Enhancing Advanced Vehicles to Safely Handle Tricky Road Situations

High-tech cars must overcome safety challenges like encounters with pedestrians and railroad crossings.

September 24, 2019

ALEXANDRIA, Va.—Hybrid and electric cars are becoming more popular because they save energy and offer a quiet drive. But a federal regulation goes into effect next fall will require them to play sounds at certain speeds for pedestrian safety, reports The New York Times.

Because e-cars are so quiet, people often don’t hear them coming. But designing appropriate sounds is a complex undertaking, according to Joel Beckerman, founder of Man Made Music, which works with Nissan to address both safety concerns and maintain a brand identity.

“If we do our job in this kind of situation, then you don’t notice what we did at all,” Beckerman said. “It just becomes natural, it’s just a part of your life, it’s a part of your environment.

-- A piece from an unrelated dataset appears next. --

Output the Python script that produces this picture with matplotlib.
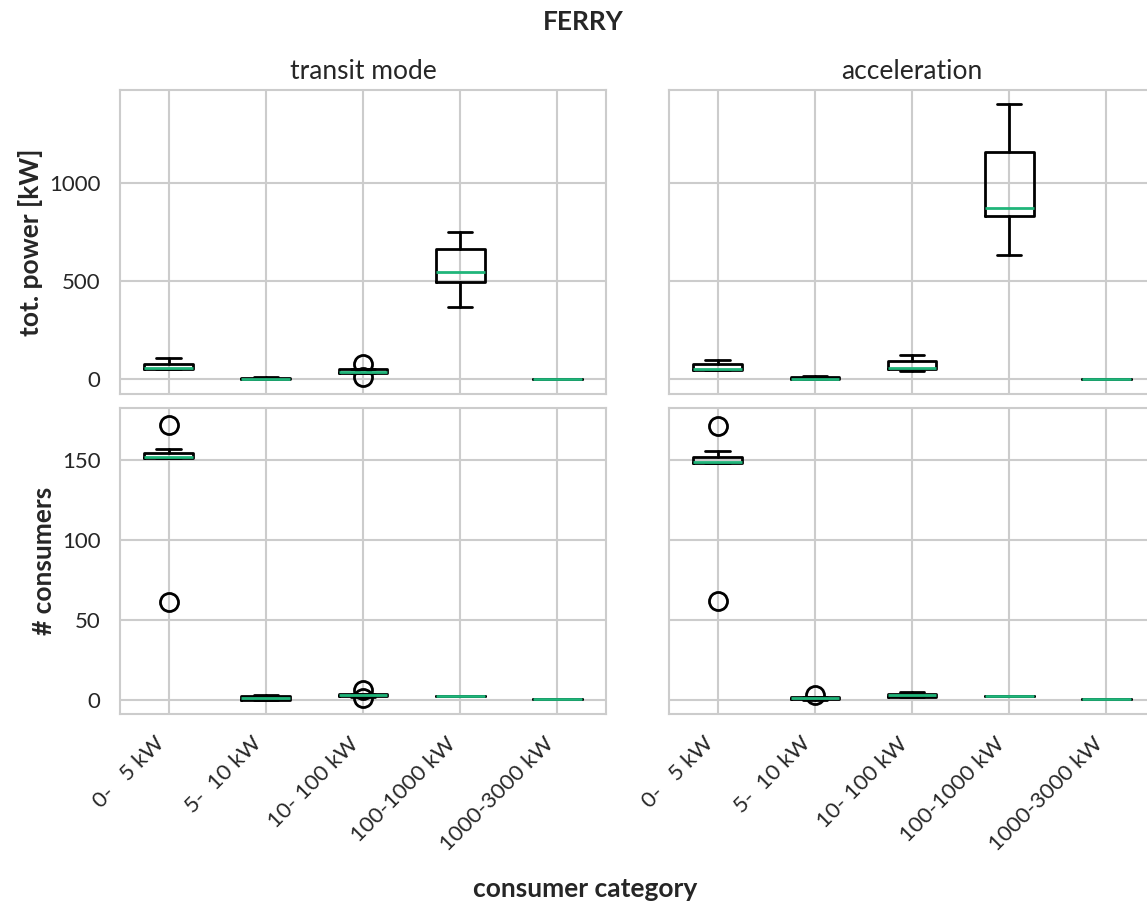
import matplotlib
matplotlib.use("Agg")
import matplotlib.pyplot as plt
import seaborn as sns

sns.set_style("whitegrid")
plt.rcParams['font.family'] = ['Lato', 'DejaVu Sans']

# Consumer categories (power classes)
cat_lo = [0, 5, 10, 100, 1000]
cat_hi = [5, 10, 100, 1000, 3000]
categories = [f"{lo}-{hi:>4} kW" for lo, hi in zip(cat_lo, cat_hi)]

# Box statistics per category: (whislo, q1, median, q3, whishi)
transit_power = [(52, 55, 57, 77, 107), (0, 1, 4, 9, 14), (31, 31, 37, 51, 51),
                 (367, 495, 546, 663, 750), (0, 0, 0, 0, 0)]
transit_power_fliers = [[], [], [77, 10], [], []]

accel_power = [(45, 46, 51, 80, 97), (0, 2, 4, 12, 17), (42, 54, 60, 92, 122),
               (633, 832, 872, 1158, 1403), (0, 0, 0, 0, 0)]
accel_power_fliers = [[], [], [], [], []]

transit_count = [(151, 151, 152, 154.5, 157), (0, 0, 1, 2.5, 3), (2, 2.5, 3, 4, 4),
                 (2.5, 2.5, 2.5, 2.5, 2.5), (0.5, 0.5, 0.5, 0.5, 0.5)]
transit_count_fliers = [[172, 61], [], [6, 1], [], []]

accel_count = [(148, 148, 149, 152, 155.5), (0, 0.5, 1, 2, 2), (2, 2, 3, 4, 5),
               (2.5, 2.5, 2.5, 2.5, 2.5), (0.5, 0.5, 0.5, 0.5, 0.5)]
accel_count_fliers = [[171.5, 62], [3], [], [], []]

median_green = "#20b57a"
text_col = "#262626"


def to_bxp(stats, fliers):
    out = []
    for (lo, q1, med, q3, hi), fl in zip(stats, fliers):
        out.append(dict(whislo=lo, q1=q1, med=med, q3=q3, whishi=hi, fliers=fl))
    return out


def draw_box(ax, stats, fliers):
    ax.bxp(to_bxp(stats, fliers), positions=range(1, len(categories) + 1), widths=0.5,
           boxprops=dict(color="black", linewidth=2),
           whiskerprops=dict(color="black", linewidth=2),
           capprops=dict(color="black", linewidth=2),
           medianprops=dict(color=median_green, linewidth=2),
           flierprops=dict(marker="o", markerfacecolor="none", markeredgecolor="black",
                           markersize=13, markeredgewidth=2))
    ax.set_xlim(0.5, len(categories) + 0.5)
    ax.grid(True, color="#cccccc", linewidth=1.5)
    for sp in ax.spines.values():
        sp.set_color("#cccccc")
        sp.set_linewidth(1.5)
    ax.tick_params(axis="y", labelsize=16, colors=text_col, length=0, pad=14)
    ax.tick_params(axis="x", labelsize=16, colors=text_col, length=0, pad=14)


fig = plt.figure(figsize=(11.47, 9.01), dpi=100)
W, H = 1147, 901

ax_tp = fig.add_axes([120 / W, 1 - 394 / H, 486 / W, 304 / H])
ax_ap = fig.add_axes([669 / W, 1 - 394 / H, 486 / W, 304 / H], sharey=ax_tp)
ax_tc = fig.add_axes([120 / W, 1 - 714 / H, 486 / W, 306 / H], sharex=ax_tp)
ax_ac = fig.add_axes([669 / W, 1 - 714 / H, 486 / W, 306 / H], sharey=ax_tc, sharex=ax_ap)

draw_box(ax_tp, transit_power, transit_power_fliers)
draw_box(ax_ap, accel_power, accel_power_fliers)
draw_box(ax_tc, transit_count, transit_count_fliers)
draw_box(ax_ac, accel_count, accel_count_fliers)

ax_tp.set_ylim(-75, 1475)
ax_tp.set_yticks([0, 500, 1000])
ax_tc.set_ylim(-8.7, 182.5)
ax_tc.set_yticks([0, 50, 100, 150])

for ax in (ax_tp, ax_ap):
    ax.tick_params(labelbottom=False)
for ax in (ax_ap, ax_ac):
    ax.tick_params(labelleft=False)
for ax in (ax_tc, ax_ac):
    ax.set_xticks(range(1, len(categories) + 1))
    ax.set_xticklabels(categories, rotation=45, ha="right")

ax_tp.set_title("transit mode", fontsize=19, color=text_col, pad=8)
ax_ap.set_title("acceleration", fontsize=19, color=text_col, pad=8)
ax_tp.set_ylabel("tot. power [kW]", fontsize=19, fontweight="bold", color=text_col, labelpad=4)
ax_tc.set_ylabel("# consumers", fontsize=19, fontweight="bold", color=text_col, labelpad=4)

fig.text(583 / W, 1 - 22 / H, "FERRY", ha="center", va="center", fontsize=19,
         fontweight="bold", color=text_col)
fig.text(585 / W, 1 - 897 / H, "consumer category", ha="center", va="baseline",
         fontsize=19, fontweight="bold", color=text_col)

fig.savefig("out.png", dpi=100)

When you get it wrong, that’s when people notice.”

While the advent of quieter hybrid and electric vehicles presents an opportunity to build sounds from scratch, there is a long history of sound design in the automotive industry. Muscle cars have their distinctive throaty growl. Harley Davidson motorcycles have that syncopated “potato-potato-potato” chug. (Yes, that’s really what they call it.)

In the case of hybrid and electric vehicles, the need for sound is about more than the user experience and safety. About 10 years ago, the National Highway Traffic Safety Administration found that hybrid electric vehicles were 35% more likely than those with internal combustion engines to be involved in a pedestrian crash. Hybrids were also 57% more likely to be involved in crashes involving bicycles.

In 2010, Congress passed a law to enhance pedestrian safety, instructing the agency to craft a rule mandating that hybrid and electric vehicles emit noise. Automakers requested a few changes, though, including allowing owners to choose from a range of sounds rather than just one. As a result, major carmakers have been working on crafting sounds to meet those requirements.

“It wants to be purposeful; it wants to be pleasing,” said Todd Bruder, the engineer who led development of the sound. “But also have the ability to warn people that there’s something coming.”

Meanwhile, safety experts are also concentrating on investigating dangers that future self-driving cars may face when confronted with a railroad crossing. Train-vehicle crashes are a lot more common than most people think. According to compiled statistics, every 90 minutes in the United States a vehicle and a train collide, and there are about 500 deaths each year in the United States due to failures to safely navigate a railroad crossing, according to Forbes.

Will AI-driven self-driving cars be safer than human drivers when it comes to dealing with railroad crossings? The answer is “maybe.”

True self-driving cars are those in which the AI does all the driving. Usually referred to as Level 4 and Level 5, there isn’t a human driver involved in the driving act. Level 2 and Level 3 cars are considered semi-autonomous cars, requiring a human driver to co-share the driving task. But the AI system of self-driving vehicles is not an all-knowing technology that can automatically cope with any driving scenario.

This co-sharing arrangement has some inherent problems, and drivers need to be wary of over-relying on advanced driver-assistance systems.

Potentially, a self-driving car that comes upon a railroad crossing could send out a message to other self-driving cars approaching the same spot and alert those AI systems that a train is coming. In theory, the trains themselves might also be able to do V2V, meaning that a rushing train would be broadcasting to nearby vehicles that the train is coming, so watch out. Any V2V-equipped car, truck, van or other kind of vehicle would get an electronic notification from the train itself.

There are other challenges to consider. Suppose the railroad crossing gate comes down to warn that a train is coming, but a train doesn’t come along and the gate arm stays down. This is dicey situation, since a human driver might be tempted to drive around the gate arm, first hopefully double-checking that there’s no train within eyesight. But most self-driving cars would simply sit stopped at the gate arm because it assumes that it can only proceed when the gate arm goes up.

Recent news stories about the automatic braking system of the Nissan Rogue have suggested that the brakes at times are being suddenly and inappropriately deployed at railroad crossings, endangering the passengers of the car and certainly startling or unnerving the human driver. Whether or not the allegation is ultimately shown to be true, it nonetheless highlights the potential dangers of car automation related to railroad crossings.

Eventually, the U.S. will have fully operational AI self-driving cars that have been prepared to handle such matters, though in the meantime it is prudent to be wary about any self-driving car that comes upon a railroad crossing. It’s a tough hurdle to match to the everyday human-devised mantra of stop, look and listen—even for AI.